Print exactly those lines that run from the beginning of the data to the line bearing "ax = fig.add_axes([63", inclusive.

━━━━━━━━━━

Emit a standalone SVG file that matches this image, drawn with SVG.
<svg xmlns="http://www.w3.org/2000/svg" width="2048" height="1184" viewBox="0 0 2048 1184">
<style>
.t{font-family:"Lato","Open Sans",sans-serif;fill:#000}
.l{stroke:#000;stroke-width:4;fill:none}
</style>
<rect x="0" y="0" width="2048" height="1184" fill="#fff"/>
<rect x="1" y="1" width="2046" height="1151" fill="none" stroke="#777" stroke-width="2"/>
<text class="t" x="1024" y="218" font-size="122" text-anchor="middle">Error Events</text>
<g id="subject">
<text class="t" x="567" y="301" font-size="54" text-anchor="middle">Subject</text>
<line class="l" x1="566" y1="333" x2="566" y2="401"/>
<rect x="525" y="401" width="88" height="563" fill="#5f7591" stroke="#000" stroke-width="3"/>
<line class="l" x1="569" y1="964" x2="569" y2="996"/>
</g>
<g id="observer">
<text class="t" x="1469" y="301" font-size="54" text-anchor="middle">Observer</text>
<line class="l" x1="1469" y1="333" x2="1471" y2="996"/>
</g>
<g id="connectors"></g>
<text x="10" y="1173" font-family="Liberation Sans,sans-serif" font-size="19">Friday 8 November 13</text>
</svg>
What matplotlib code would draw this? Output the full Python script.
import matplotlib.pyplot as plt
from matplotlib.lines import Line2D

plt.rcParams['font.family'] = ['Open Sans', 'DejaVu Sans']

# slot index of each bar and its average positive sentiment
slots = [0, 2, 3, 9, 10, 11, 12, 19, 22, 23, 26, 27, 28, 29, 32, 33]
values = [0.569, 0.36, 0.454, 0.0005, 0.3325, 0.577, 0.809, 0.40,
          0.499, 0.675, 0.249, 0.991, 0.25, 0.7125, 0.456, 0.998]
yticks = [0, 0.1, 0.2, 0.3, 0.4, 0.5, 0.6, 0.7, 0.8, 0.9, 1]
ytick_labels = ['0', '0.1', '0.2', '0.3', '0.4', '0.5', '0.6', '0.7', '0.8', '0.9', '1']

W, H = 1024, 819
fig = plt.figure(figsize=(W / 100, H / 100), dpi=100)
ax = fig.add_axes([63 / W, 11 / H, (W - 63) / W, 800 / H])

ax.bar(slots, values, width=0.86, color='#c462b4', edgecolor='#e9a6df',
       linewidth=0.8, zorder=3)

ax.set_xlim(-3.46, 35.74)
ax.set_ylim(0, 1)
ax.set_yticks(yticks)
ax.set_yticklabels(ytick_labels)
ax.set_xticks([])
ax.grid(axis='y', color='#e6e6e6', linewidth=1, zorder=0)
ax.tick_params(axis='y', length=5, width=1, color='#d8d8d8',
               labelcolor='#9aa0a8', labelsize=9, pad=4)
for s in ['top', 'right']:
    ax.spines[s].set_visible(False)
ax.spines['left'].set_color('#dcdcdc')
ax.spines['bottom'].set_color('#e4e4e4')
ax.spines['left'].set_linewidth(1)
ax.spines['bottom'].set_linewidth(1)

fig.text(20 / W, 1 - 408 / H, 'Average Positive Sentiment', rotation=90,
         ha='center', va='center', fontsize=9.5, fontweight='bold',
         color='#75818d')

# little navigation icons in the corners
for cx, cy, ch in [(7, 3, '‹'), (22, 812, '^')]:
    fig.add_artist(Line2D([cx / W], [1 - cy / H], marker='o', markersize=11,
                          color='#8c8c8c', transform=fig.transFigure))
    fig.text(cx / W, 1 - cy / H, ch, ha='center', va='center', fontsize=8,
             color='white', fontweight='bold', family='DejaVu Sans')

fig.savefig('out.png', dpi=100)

━━━━━━━━━━

• **TASK RESULT**
Emit a standalone SVG file that matches this image, drawn with SVG.
<svg xmlns="http://www.w3.org/2000/svg" width="2048" height="1184" viewBox="0 0 2048 1184">
<style>
.t{font-family:"Lato","Open Sans",sans-serif;fill:#000}
.l{stroke:#000;stroke-width:4;fill:none}
</style>
<rect x="0" y="0" width="2048" height="1184" fill="#fff"/>
<rect x="1" y="1" width="2046" height="1151" fill="none" stroke="#777" stroke-width="2"/>
<text class="t" x="1024" y="218" font-size="122" text-anchor="middle">Error Events</text>
<g id="subject">
<text class="t" x="567" y="301" font-size="54" text-anchor="middle">Subject</text>
<line class="l" x1="566" y1="333" x2="566" y2="401"/>
<rect x="525" y="401" width="88" height="563" fill="#5f7591" stroke="#000" stroke-width="3"/>
<line class="l" x1="569" y1="964" x2="569" y2="996"/>
</g>
<g id="observer">
<text class="t" x="1469" y="301" font-size="54" text-anchor="middle">Observer</text>
<line class="l" x1="1469" y1="333" x2="1471" y2="996"/>
</g>
<g id="connectors"></g>
<text x="10" y="1173" font-family="Liberation Sans,sans-serif" font-size="19">Friday 8 November 13</text>
</svg>
What matplotlib code would draw this? Output the full Python script.
import matplotlib.pyplot as plt
from matplotlib.lines import Line2D

plt.rcParams['font.family'] = ['Open Sans', 'DejaVu Sans']

# slot index of each bar and its average positive sentiment
slots = [0, 2, 3, 9, 10, 11, 12, 19, 22, 23, 26, 27, 28, 29, 32, 33]
values = [0.569, 0.36, 0.454, 0.0005, 0.3325, 0.577, 0.809, 0.40,
          0.499, 0.675, 0.249, 0.991, 0.25, 0.7125, 0.456, 0.998]
yticks = [0, 0.1, 0.2, 0.3, 0.4, 0.5, 0.6, 0.7, 0.8, 0.9, 1]
ytick_labels = ['0', '0.1', '0.2', '0.3', '0.4', '0.5', '0.6', '0.7', '0.8', '0.9', '1']

W, H = 1024, 819
fig = plt.figure(figsize=(W / 100, H / 100), dpi=100)
ax = fig.add_axes([63 / W, 11 / H, (W - 63) / W, 800 / H])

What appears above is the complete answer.